Exercise description:
Reproduce all the lines below exactly and omit the images.
▼
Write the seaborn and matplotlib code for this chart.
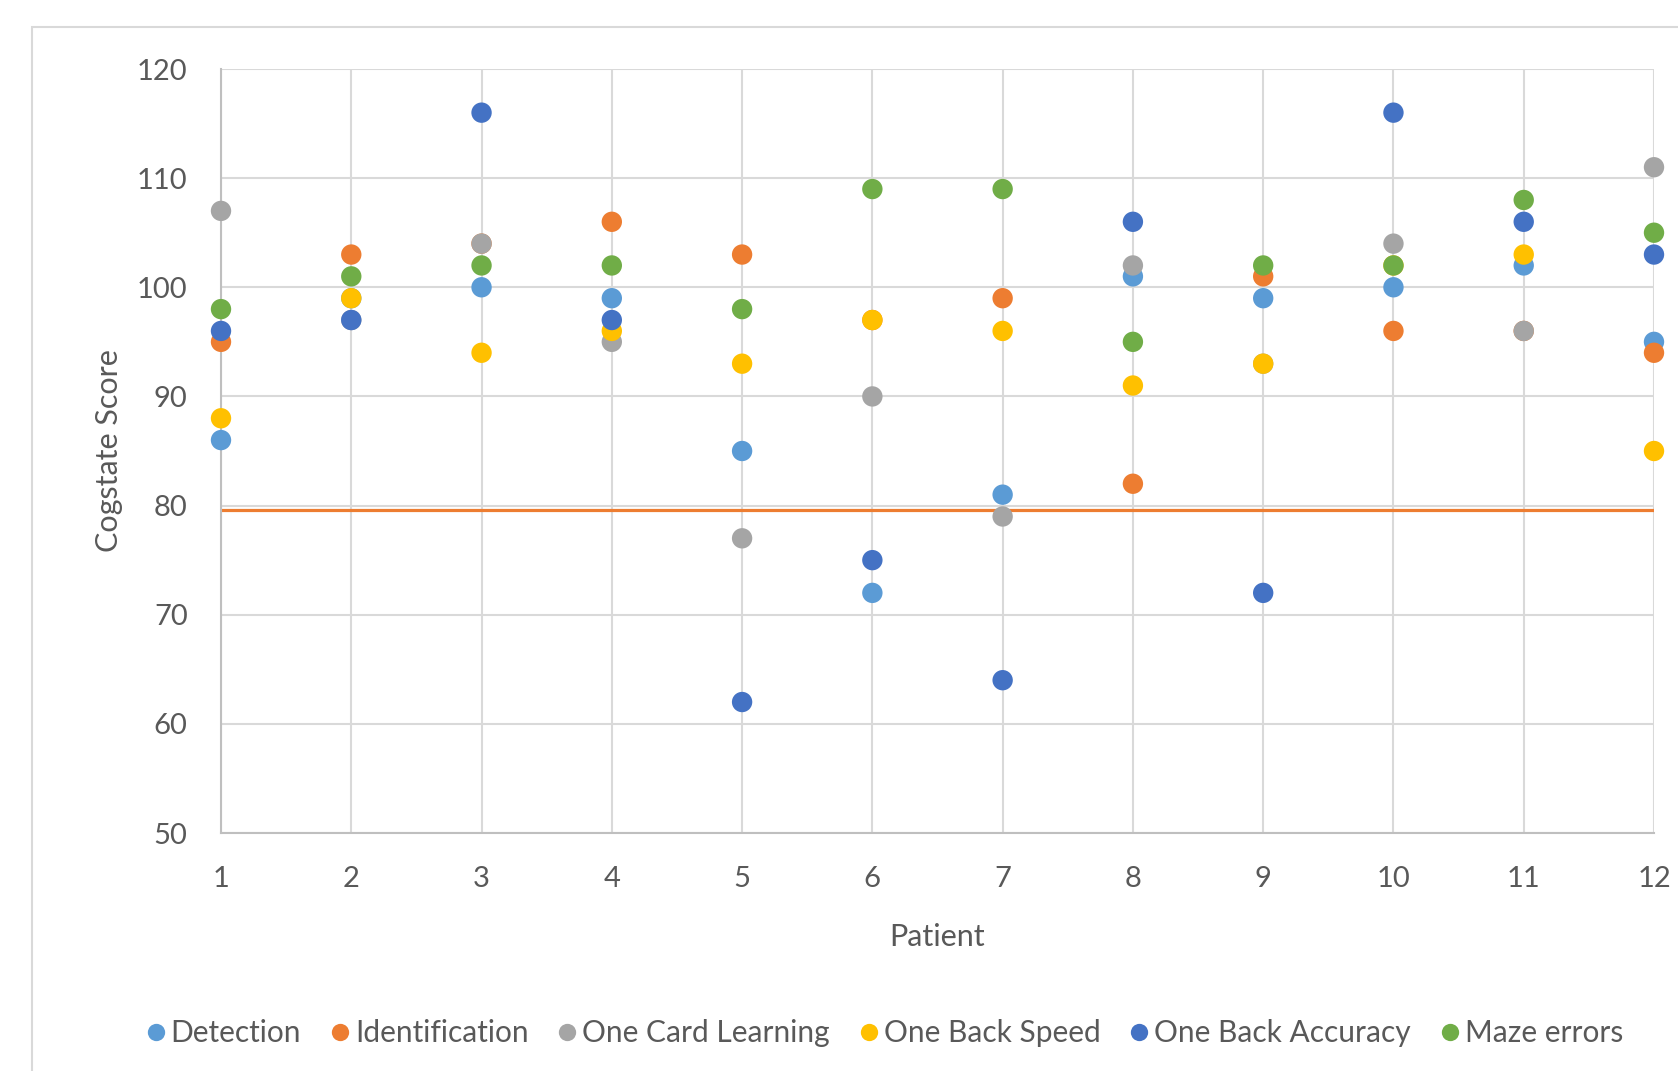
import matplotlib
matplotlib.use("Agg")
import matplotlib.pyplot as plt
from matplotlib.patches import Rectangle
import seaborn as sns
import pandas as pd

patients = [1, 2, 3, 4, 5, 6, 7, 8, 9, 10, 11, 12]
detection = [86, 99, 100, 99, 85, 72, 81, 101, 99, 100, 102, 95]
identification = [95, 103, 104, 106, 103, 97, 99, 82, 101, 96, 96, 94]
one_card_learning = [107, 97, 104, 95, 77, 90, 79, 102, 93, 104, 96, 111]
one_back_speed = [88, 99, 94, 96, 93, 97, 96, 91, 93, 102, 103, 85]
one_back_accuracy = [96, 97, 116, 97, 62, 75, 64, 106, 72, 116, 106, 103]
maze_errors = [98, 101, 102, 102, 98, 109, 109, 95, 102, 102, 108, 105]
threshold = 79.6

series = {
    "Detection": detection,
    "Identification": identification,
    "One Card Learning": one_card_learning,
    "One Back Speed": one_back_speed,
    "One Back Accuracy": one_back_accuracy,
    "Maze errors": maze_errors,
}
colors = ["#5B9BD5", "#ED7D31", "#A5A5A5", "#FFC000", "#4472C4", "#70AD47"]

rows = []
for name, vals in series.items():
    for p, v in zip(patients, vals):
        rows.append({"Patient": p, "Score": v, "Test": name})
df = pd.DataFrame(rows)

sns.set_theme(style="white")
plt.rcParams["font.family"] = ["Lato", "DejaVu Sans"]
text_color = "#595959"

fig = plt.figure(figsize=(16.78, 10.71), dpi=100)
ax = fig.add_axes([221 / 1678, 1 - 833 / 1071, (1654 - 221) / 1678, (833 - 69) / 1071])

# outer chart frame
fig.patches.append(Rectangle((32 / 1678, -0.1), 1.2, 1 - 27 / 1071 + 0.1,
                             transform=fig.transFigure, fill=False,
                             edgecolor="#D9D9D9", linewidth=1.5, zorder=0))

ax.axhline(threshold, color="#ED7D31", linewidth=2.3, zorder=2)

sns.scatterplot(data=df, x="Patient", y="Score", hue="Test", palette=colors,
                s=215, linewidth=0, ax=ax, zorder=3, clip_on=False, legend=True)

ax.set_xlim(1, 12)
ax.set_ylim(50, 120)
ax.set_xticks(patients)
ax.set_yticks(range(50, 121, 10))
ax.grid(True, color="#D9D9D9", linewidth=1.5, zorder=0)
ax.set_axisbelow(True)
for side in ["top", "right"]:
    ax.spines[side].set_visible(False)
for side in ["left", "bottom"]:
    ax.spines[side].set_color("#BFBFBF")
    ax.spines[side].set_linewidth(1.5)
ax.tick_params(axis="both", length=0, labelsize=21, colors=text_color)
ax.tick_params(axis="y", pad=24)
ax.tick_params(axis="x", pad=24)

ax.set_xlabel("Patient", fontsize=22, color=text_color, labelpad=22)
ax.set_ylabel("Cogstate Score", fontsize=22, color=text_color, labelpad=10)

handles, labels = ax.get_legend_handles_labels()
ax.legend(handles, labels, loc="center", bbox_to_anchor=(884 / 1678, 1 - 1033 / 1071),
          bbox_transform=fig.transFigure, ncol=6, frameon=False, fontsize=21.5,
          labelcolor=text_color, handlelength=0.7, handletextpad=0.15,
          columnspacing=0.95, markerscale=0.85, borderaxespad=0)

fig.savefig("out.png", dpi=100, facecolor="white")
▲
Expected answer:
Write the seaborn and matplotlib code for this chart.
import matplotlib
matplotlib.use("Agg")
import matplotlib.pyplot as plt
from matplotlib.patches import Rectangle
import seaborn as sns
import pandas as pd

patients = [1, 2, 3, 4, 5, 6, 7, 8, 9, 10, 11, 12]
detection = [86, 99, 100, 99, 85, 72, 81, 101, 99, 100, 102, 95]
identification = [95, 103, 104, 106, 103, 97, 99, 82, 101, 96, 96, 94]
one_card_learning = [107, 97, 104, 95, 77, 90, 79, 102, 93, 104, 96, 111]
one_back_speed = [88, 99, 94, 96, 93, 97, 96, 91, 93, 102, 103, 85]
one_back_accuracy = [96, 97, 116, 97, 62, 75, 64, 106, 72, 116, 106, 103]
maze_errors = [98, 101, 102, 102, 98, 109, 109, 95, 102, 102, 108, 105]
threshold = 79.6

series = {
    "Detection": detection,
    "Identification": identification,
    "One Card Learning": one_card_learning,
    "One Back Speed": one_back_speed,
    "One Back Accuracy": one_back_accuracy,
    "Maze errors": maze_errors,
}
colors = ["#5B9BD5", "#ED7D31", "#A5A5A5", "#FFC000", "#4472C4", "#70AD47"]

rows = []
for name, vals in series.items():
    for p, v in zip(patients, vals):
        rows.append({"Patient": p, "Score": v, "Test": name})
df = pd.DataFrame(rows)

sns.set_theme(style="white")
plt.rcParams["font.family"] = ["Lato", "DejaVu Sans"]
text_color = "#595959"

fig = plt.figure(figsize=(16.78, 10.71), dpi=100)
ax = fig.add_axes([221 / 1678, 1 - 833 / 1071, (1654 - 221) / 1678, (833 - 69) / 1071])

# outer chart frame
fig.patches.append(Rectangle((32 / 1678, -0.1), 1.2, 1 - 27 / 1071 + 0.1,
                             transform=fig.transFigure, fill=False,
                             edgecolor="#D9D9D9", linewidth=1.5, zorder=0))

ax.axhline(threshold, color="#ED7D31", linewidth=2.3, zorder=2)

sns.scatterplot(data=df, x="Patient", y="Score", hue="Test", palette=colors,
                s=215, linewidth=0, ax=ax, zorder=3, clip_on=False, legend=True)

ax.set_xlim(1, 12)
ax.set_ylim(50, 120)
ax.set_xticks(patients)
ax.set_yticks(range(50, 121, 10))
ax.grid(True, color="#D9D9D9", linewidth=1.5, zorder=0)
ax.set_axisbelow(True)
for side in ["top", "right"]:
    ax.spines[side].set_visible(False)
for side in ["left", "bottom"]:
    ax.spines[side].set_color("#BFBFBF")
    ax.spines[side].set_linewidth(1.5)
ax.tick_params(axis="both", length=0, labelsize=21, colors=text_color)
ax.tick_params(axis="y", pad=24)
ax.tick_params(axis="x", pad=24)

ax.set_xlabel("Patient", fontsize=22, color=text_color, labelpad=22)
ax.set_ylabel("Cogstate Score", fontsize=22, color=text_color, labelpad=10)

handles, labels = ax.get_legend_handles_labels()
ax.legend(handles, labels, loc="center", bbox_to_anchor=(884 / 1678, 1 - 1033 / 1071),
          bbox_transform=fig.transFigure, ncol=6, frameon=False, fontsize=21.5,
          labelcolor=text_color, handlelength=0.7, handletextpad=0.15,
          columnspacing=0.95, markerscale=0.85, borderaxespad=0)

fig.savefig("out.png", dpi=100, facecolor="white")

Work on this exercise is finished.